К началу Первой мировой войны те, кто учился в Университете Джонса Хопкинса, уже были мировыми лидерами по изучению пневмонии, болезни, которую называли в то время «предводителем вестников смерти». В некоторых случаях им удавалось предотвращать и даже лечить пневмонию.
Повествование о них надо начать с рассказа об одном человеке.
Глава вторая
В детстве и юности этого человека не было ничего, что предвещало бы его необыкновенное будущее.
Поэтому нет ничего удивительного в том, что лучшие его биографии начинаются не с детства, а… с празднования восьмидесятилетнего юбилея в 1930 г.[54]

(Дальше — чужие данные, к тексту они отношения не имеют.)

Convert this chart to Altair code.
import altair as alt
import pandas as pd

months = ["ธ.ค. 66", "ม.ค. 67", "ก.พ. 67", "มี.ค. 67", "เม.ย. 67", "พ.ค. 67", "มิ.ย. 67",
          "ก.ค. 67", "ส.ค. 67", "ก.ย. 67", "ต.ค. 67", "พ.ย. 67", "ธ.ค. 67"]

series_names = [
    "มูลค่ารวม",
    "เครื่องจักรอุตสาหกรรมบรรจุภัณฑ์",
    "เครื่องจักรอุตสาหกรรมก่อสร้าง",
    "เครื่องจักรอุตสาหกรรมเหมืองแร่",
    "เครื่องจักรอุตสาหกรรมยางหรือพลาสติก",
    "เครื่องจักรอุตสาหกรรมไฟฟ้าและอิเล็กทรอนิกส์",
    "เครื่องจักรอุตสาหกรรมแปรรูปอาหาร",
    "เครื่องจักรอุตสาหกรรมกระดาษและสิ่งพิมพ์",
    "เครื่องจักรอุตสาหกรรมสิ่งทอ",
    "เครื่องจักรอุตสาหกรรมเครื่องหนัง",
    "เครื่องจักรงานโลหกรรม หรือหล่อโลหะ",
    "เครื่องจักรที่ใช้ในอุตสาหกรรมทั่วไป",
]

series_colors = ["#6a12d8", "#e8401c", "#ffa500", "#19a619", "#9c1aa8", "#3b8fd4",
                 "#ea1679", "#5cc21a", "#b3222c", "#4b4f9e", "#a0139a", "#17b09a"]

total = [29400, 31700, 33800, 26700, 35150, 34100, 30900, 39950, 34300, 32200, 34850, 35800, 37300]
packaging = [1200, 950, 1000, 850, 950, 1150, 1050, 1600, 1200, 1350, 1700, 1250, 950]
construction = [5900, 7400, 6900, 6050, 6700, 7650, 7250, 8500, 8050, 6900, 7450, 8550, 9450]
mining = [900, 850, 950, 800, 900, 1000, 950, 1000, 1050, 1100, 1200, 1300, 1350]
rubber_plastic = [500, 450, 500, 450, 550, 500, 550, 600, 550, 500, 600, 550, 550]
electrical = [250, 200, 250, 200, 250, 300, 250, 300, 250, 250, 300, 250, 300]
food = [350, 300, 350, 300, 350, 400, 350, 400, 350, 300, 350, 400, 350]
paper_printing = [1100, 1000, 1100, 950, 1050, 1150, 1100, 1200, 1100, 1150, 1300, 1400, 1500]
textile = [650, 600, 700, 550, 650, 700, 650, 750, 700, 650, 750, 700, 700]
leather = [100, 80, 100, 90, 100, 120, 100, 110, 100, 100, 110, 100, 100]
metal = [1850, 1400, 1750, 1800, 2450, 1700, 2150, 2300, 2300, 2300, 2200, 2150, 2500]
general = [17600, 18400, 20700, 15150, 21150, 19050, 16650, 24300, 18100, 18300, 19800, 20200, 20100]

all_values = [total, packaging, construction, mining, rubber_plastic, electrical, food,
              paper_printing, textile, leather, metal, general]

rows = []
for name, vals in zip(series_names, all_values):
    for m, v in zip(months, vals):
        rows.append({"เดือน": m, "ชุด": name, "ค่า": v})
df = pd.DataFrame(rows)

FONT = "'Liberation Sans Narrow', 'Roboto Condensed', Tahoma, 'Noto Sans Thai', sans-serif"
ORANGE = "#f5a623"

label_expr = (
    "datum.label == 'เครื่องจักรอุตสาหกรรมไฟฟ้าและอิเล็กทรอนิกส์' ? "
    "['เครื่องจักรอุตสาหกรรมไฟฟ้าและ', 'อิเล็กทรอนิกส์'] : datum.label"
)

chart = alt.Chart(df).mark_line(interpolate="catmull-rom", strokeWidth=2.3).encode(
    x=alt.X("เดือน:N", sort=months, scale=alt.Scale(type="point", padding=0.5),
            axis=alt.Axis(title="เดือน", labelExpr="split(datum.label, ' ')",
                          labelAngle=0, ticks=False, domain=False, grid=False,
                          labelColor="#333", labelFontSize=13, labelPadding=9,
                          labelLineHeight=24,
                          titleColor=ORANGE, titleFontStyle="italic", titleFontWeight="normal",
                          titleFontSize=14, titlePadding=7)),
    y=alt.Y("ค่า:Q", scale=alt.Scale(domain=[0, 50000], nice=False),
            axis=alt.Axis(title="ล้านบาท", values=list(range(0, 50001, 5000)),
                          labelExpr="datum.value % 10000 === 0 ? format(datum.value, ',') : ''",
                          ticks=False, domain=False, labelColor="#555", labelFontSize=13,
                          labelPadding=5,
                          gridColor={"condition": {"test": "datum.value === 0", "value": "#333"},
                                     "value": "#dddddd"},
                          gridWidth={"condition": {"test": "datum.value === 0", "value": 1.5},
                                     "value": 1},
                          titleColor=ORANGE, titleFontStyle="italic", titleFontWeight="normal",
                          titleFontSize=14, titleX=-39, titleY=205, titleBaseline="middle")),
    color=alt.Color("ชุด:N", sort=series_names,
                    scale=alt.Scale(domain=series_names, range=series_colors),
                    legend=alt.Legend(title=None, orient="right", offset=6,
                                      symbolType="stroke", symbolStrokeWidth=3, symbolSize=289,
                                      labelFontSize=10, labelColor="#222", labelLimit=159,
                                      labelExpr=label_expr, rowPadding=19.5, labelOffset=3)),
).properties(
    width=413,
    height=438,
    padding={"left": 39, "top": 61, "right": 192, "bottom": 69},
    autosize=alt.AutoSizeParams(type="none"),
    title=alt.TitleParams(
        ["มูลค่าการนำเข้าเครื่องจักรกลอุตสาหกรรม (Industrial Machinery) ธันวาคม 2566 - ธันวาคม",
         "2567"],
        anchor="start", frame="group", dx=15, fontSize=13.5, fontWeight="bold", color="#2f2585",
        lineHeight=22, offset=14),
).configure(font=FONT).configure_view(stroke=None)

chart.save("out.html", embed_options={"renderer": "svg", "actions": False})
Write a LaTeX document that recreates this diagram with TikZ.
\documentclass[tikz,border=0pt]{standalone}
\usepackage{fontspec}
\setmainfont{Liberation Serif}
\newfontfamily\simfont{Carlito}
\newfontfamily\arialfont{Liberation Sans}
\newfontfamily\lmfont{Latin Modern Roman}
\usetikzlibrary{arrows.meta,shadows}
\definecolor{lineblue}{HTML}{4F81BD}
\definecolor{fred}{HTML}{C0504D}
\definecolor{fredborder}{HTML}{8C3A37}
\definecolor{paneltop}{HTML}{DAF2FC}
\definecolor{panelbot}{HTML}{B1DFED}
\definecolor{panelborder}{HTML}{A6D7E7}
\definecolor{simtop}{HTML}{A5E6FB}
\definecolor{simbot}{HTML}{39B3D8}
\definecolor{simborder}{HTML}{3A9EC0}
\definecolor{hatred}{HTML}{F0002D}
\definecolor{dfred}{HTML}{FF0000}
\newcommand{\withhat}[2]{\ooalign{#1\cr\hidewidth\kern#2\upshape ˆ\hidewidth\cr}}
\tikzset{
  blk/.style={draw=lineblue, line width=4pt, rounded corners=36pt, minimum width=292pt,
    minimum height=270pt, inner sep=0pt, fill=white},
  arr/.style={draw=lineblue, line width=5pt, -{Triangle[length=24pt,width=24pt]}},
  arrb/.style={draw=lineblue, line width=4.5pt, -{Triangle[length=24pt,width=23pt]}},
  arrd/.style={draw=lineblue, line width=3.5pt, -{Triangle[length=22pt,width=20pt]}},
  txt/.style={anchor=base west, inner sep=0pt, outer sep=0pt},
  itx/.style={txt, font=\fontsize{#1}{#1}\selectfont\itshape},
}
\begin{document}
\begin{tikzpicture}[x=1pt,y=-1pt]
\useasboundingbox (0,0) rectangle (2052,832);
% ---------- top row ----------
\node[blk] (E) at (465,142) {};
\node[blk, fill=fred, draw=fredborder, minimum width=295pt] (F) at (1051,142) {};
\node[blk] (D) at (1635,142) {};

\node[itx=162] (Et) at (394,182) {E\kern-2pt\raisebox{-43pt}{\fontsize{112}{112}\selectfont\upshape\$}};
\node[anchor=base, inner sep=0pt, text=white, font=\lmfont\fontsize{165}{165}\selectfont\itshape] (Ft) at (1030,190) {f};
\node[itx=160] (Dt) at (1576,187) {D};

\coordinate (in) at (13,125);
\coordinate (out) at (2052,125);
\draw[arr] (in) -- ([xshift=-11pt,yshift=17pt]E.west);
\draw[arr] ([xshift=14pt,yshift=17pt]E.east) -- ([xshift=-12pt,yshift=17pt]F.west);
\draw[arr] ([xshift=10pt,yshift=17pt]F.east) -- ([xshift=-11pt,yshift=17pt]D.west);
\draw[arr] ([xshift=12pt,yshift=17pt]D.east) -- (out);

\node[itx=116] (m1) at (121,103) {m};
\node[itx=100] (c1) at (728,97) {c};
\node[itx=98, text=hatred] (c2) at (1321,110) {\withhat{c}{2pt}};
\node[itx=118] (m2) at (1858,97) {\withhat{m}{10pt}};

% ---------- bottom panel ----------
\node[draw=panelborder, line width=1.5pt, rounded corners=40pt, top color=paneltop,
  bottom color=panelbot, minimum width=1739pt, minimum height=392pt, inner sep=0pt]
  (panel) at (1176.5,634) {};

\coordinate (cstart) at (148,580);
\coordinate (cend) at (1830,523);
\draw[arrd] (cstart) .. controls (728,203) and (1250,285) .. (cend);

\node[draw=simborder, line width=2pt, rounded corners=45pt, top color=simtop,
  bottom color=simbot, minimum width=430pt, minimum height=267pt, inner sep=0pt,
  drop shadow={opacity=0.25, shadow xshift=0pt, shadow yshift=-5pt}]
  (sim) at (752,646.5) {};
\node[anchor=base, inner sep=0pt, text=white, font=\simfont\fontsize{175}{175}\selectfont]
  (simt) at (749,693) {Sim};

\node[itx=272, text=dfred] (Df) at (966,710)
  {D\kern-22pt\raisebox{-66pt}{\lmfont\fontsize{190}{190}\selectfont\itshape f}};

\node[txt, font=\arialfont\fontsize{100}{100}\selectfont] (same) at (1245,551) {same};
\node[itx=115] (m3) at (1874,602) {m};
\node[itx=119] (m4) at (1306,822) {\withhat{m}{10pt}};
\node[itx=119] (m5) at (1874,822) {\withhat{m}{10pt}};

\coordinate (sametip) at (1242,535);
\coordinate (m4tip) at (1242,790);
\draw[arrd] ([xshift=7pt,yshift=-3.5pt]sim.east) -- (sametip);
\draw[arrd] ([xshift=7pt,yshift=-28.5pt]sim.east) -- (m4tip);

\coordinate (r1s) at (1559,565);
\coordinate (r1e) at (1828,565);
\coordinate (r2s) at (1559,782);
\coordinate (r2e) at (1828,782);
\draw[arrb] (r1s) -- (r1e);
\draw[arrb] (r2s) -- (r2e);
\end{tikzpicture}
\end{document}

Друзья, коллеги и почитатели собрались в тот день для чествования юбиляра не только в Балтиморе, где он жил, но и в Бостоне, Нью-Йорке и Вашингтоне, в Чикаго, Цинциннати и Лос-Анджелесе, в Париже, Лондоне, Женеве, Токио и Пекине. Участники торжеств связывались друг с другом по телеграфу и радио, а время торжеств было установлено так, чтобы они перекрывали друг друга, насколько это возможно при разнице во времени. В банкетных залах присутствовало множество ученых из самых разных областей науки, включая нескольких нобелевских лауреатов. С приветствием к юбиляру обратился президент Герберт Гувер, и его речь на торжестве транслировали все американские радиостанции.Это чествование было посвящено Уильяму Генри Уэлчу — на тот момент, возможно, самому влиятельному ученому в мире. Он был президентом Национальной академии наук, президентом Американской ассоциации научного прогресса, президентом Американской медицинской ассоциации, а также возглавлял добрый десяток других научных организаций (или был в них весьма влиятельной фигурой). В те времена, когда не существовало никаких государственных фондов для поддержки научных исследований, он, будучи одновременно председателем исполнительного комитета Института Карнеги в Вашингтоне и многолетним, в течение 32 лет, президентом совета научных директоров Рокфеллеровского института медицинских исследований (ныне Рокфеллеровский университет), он распределял денежные поступления от двух крупнейших филантропических организаций США.
Но при этом сам Уэлч не был первопроходцем даже в своей собственной отрасли, в медицине — он не снискал лавров Луи Пастера, Роберта Коха, Пауля Эрлиха или Теобальда Смита. Он не породил ни одной блистательной научной идеи, не сделал ни одного грандиозного открытия, не задавался глубокими и значимыми научными вопросами, не оставил после себя ценных записей в лабораторных журналах и в личных дневниках. У него было слишком мало работ — беспристрастный судья сказал бы, что он не написал ни одной работы, достойной поста президента Национальной академии наук.
Тем не менее сотни ведущих ученых с мировыми именами исчислили и взвесили его заслуги (хладнокровно и объективно, как они исчисляли и взвешивали все) — и нашли их огромными. В тот день они собрались, чтобы воздать Уэлчу заслуженные почести — не за его собственные научные заслуги, а за все, что он сделал для науки.
В течение его жизни мир радикально изменился, на смену лошадиной тяге и телегам пришли радио, аэропланы и даже первые телевизоры. Была придумана «Кока-Кола», которая к 1900 г. уже триумфально шествовала по миру; к 1920-м гг. у Вулворта было уже более 1500 магазинов[55]
; технократическое преображение Америки сопровождало Эпоху прогресса, кульминацией которой стала конференция по воспитанию детей, проведенная в Белом доме в 1930 г. В ходе этой конференции было заявлено, что специалисты по воспитанию превосходят своими достоинствами родителей, поскольку «воспитать своего ребенка так, чтобы он смог вписаться в сложную, запутанную и многогранную социально-экономическую систему созданного нами мира, не способен ни один родитель»[56].Уильям Генри Уэлч — самый влиятельный и компетентный человек в истории американской медицины. Один из его коллег как-то заметил, что «он мог преобразить жизнь человека простым щелчком пальцев». Когда Уэлч впервые присутствовал на вскрытии умершего от гриппа, он сказал: «Должно быть, это какая-то новая инфекция или чума».
Естественно, Уэлч не имел никакого отношения к этим переменам, однако он сыграл непосредственную (и выдающуюся) роль в таком же преображении медицины — и в особенности американской медицины.
Его имя служило парадной вывеской, а его собственный опыт воплощал и отражал опыт множества людей его поколения. Но он не был просто символом и «типичным представителем». Подобно гравюрам Маурица Эшера, его жизнь и вытекала из жизни других, и одновременно определяла жизни тех, кто будет после него, и тех, кто придет потом, и тех, кто родится у них… и так далее, до наших дней.